I guess all-in-all I think the product leaves lots (LOTS & LOTS) to be desired. Perhaps the end-user will like some of the features, i.e. article requests, research queries, automated reserves and check-out (we don't circulate that many books annually (100's?). We're basically a business research center. I think that from my perspective in Serials it's going to really be a chore to keep things up to date and in order. There will be a lot of hand work in maintaining the serials catalog - which to me seems to defeat the purpose of <automating> the catalog in the first place. I don't think the promised work process gains are likely to be achieved.

-- B Langham

Response 2

1) What is your current experience with using NOTEbookS?

My frustrations with this software match those I have with Lotus Notes. My previous experience was with Inmagic and DBText which have much more precise search engines and I find easier report design generation--with Inmagic I could manage and configure the databases as I wished--that was also a drawback, because customizing took time; however I very much liked that flexibility. With Lotus Notes, you are totally dependent on the programmers.
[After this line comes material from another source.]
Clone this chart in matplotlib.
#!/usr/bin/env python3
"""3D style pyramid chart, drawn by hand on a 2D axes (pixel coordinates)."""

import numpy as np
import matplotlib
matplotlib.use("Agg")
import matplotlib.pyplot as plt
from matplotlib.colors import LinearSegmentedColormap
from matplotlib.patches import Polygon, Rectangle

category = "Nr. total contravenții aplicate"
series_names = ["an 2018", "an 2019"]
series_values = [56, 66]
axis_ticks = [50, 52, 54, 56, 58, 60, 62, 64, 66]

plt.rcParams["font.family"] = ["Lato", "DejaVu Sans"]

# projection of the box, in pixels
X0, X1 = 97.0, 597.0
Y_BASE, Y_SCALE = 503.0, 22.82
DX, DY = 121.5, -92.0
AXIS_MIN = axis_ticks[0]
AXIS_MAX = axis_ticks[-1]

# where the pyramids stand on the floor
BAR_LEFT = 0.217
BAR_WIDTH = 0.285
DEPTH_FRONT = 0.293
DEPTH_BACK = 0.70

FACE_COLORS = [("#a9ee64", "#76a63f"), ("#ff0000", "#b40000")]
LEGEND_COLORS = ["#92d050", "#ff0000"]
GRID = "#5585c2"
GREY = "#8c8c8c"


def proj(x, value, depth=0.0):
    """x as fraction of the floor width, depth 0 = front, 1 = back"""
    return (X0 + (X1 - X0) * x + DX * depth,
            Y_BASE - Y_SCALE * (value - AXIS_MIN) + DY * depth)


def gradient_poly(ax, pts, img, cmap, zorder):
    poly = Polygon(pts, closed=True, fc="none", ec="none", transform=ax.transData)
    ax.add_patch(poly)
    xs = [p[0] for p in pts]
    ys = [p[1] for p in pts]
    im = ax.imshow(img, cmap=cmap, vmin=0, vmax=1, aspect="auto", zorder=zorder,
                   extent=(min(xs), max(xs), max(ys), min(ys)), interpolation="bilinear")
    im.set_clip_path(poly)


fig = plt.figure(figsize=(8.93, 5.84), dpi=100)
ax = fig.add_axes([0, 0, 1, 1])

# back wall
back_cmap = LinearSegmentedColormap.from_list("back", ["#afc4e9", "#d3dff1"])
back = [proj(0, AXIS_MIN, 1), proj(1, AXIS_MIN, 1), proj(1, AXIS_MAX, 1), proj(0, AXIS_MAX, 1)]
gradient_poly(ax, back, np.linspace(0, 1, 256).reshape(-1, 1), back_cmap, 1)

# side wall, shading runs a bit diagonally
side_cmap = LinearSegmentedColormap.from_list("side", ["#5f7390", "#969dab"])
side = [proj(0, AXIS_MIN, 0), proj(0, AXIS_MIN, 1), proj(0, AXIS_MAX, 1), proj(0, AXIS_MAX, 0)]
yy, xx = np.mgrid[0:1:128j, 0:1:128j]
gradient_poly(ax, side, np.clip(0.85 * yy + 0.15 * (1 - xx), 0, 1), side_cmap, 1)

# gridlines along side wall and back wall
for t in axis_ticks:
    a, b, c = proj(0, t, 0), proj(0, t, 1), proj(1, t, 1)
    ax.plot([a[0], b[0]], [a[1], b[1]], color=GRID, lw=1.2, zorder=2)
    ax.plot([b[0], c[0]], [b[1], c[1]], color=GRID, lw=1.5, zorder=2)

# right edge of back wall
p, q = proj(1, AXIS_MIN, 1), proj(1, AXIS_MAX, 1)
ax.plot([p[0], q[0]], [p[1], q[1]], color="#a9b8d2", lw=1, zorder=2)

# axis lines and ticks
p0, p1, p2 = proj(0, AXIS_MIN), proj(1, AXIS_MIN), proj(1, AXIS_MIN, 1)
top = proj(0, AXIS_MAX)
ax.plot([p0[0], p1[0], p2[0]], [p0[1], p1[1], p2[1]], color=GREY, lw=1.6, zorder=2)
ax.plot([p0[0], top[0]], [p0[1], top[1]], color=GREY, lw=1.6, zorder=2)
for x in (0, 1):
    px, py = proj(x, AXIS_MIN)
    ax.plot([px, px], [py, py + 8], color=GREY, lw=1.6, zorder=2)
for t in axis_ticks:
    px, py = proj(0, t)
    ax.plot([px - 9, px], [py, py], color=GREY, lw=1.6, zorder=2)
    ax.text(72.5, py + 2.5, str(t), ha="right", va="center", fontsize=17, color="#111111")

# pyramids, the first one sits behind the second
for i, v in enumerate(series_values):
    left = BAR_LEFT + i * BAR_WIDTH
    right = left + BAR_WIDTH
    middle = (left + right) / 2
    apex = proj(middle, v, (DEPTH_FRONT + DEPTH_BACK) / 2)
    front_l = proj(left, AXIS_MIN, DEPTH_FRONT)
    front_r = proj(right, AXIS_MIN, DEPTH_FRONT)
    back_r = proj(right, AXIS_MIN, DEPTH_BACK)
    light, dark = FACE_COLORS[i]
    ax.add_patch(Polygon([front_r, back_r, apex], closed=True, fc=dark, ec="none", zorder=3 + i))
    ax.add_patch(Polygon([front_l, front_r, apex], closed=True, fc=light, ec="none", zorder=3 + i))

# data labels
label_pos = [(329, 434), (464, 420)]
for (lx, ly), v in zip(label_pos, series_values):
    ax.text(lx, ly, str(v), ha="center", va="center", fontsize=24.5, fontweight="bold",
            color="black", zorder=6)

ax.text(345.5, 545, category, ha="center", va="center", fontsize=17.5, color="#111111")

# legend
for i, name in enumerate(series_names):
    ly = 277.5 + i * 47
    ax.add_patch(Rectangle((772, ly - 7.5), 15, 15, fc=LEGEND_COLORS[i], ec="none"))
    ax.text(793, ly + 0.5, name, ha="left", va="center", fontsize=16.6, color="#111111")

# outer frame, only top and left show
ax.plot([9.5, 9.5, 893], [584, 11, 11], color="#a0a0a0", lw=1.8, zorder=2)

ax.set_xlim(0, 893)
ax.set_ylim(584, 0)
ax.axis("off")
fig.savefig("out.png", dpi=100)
2) How is the vendor support, installation, and customer service?

I can't speak to vendor support as that is all handled at a higher level within my firm.

3) If you have multisite libraries, how do you ensure seamless service using NOTEbookS?

Each location has its own catalog Lotus Notes NOTEbookS database and they replicate in the way that Lotus Notes is designed to do.

4) Do you also use Lotus Notes in your organization? If so, how do you take advantage of the 2 systems together?

We make extensive use of Lotus Notes within our firm--anyone who wants to can add the catalog and related databases to their Lotus Notes Workspace and proceed to access them.

5) If you have the NOTEbookS system linked to the intranet, what is your experience in this area?

We have not linked the NOTEbookS system to the Intranet.

-- Jeanne Bohlen, Ernst & Young

Response 3

Last week I posted a question regarding using library automation in a Lotus Notes environment. Special thanks goes to Shonna Froebel, Ilana Lutman, Jan Kamholtz, Debra Moore, Angela Norrell, Ty Webb, and Cathy Wright for alerting me to products and vendors I was not aware of.

I received several helpful and informative suggestions on various products and vendors. I would like to summarize for the list those library/information systems vendors/products that were geared specifically towards the Lotus Notes platform:

1) NotebookS (Robert A. Schless & Co.)
A fully integrated corporate library management system that utilizes the Lotus Domino/Notes platform.

2) Knowledge Integration and Management (KIM) (NetExploit Systems Ltd.) e-mail: t302@iol.co.il
A Lotus Domino/Notes based knowledge, information, and business intelligence database.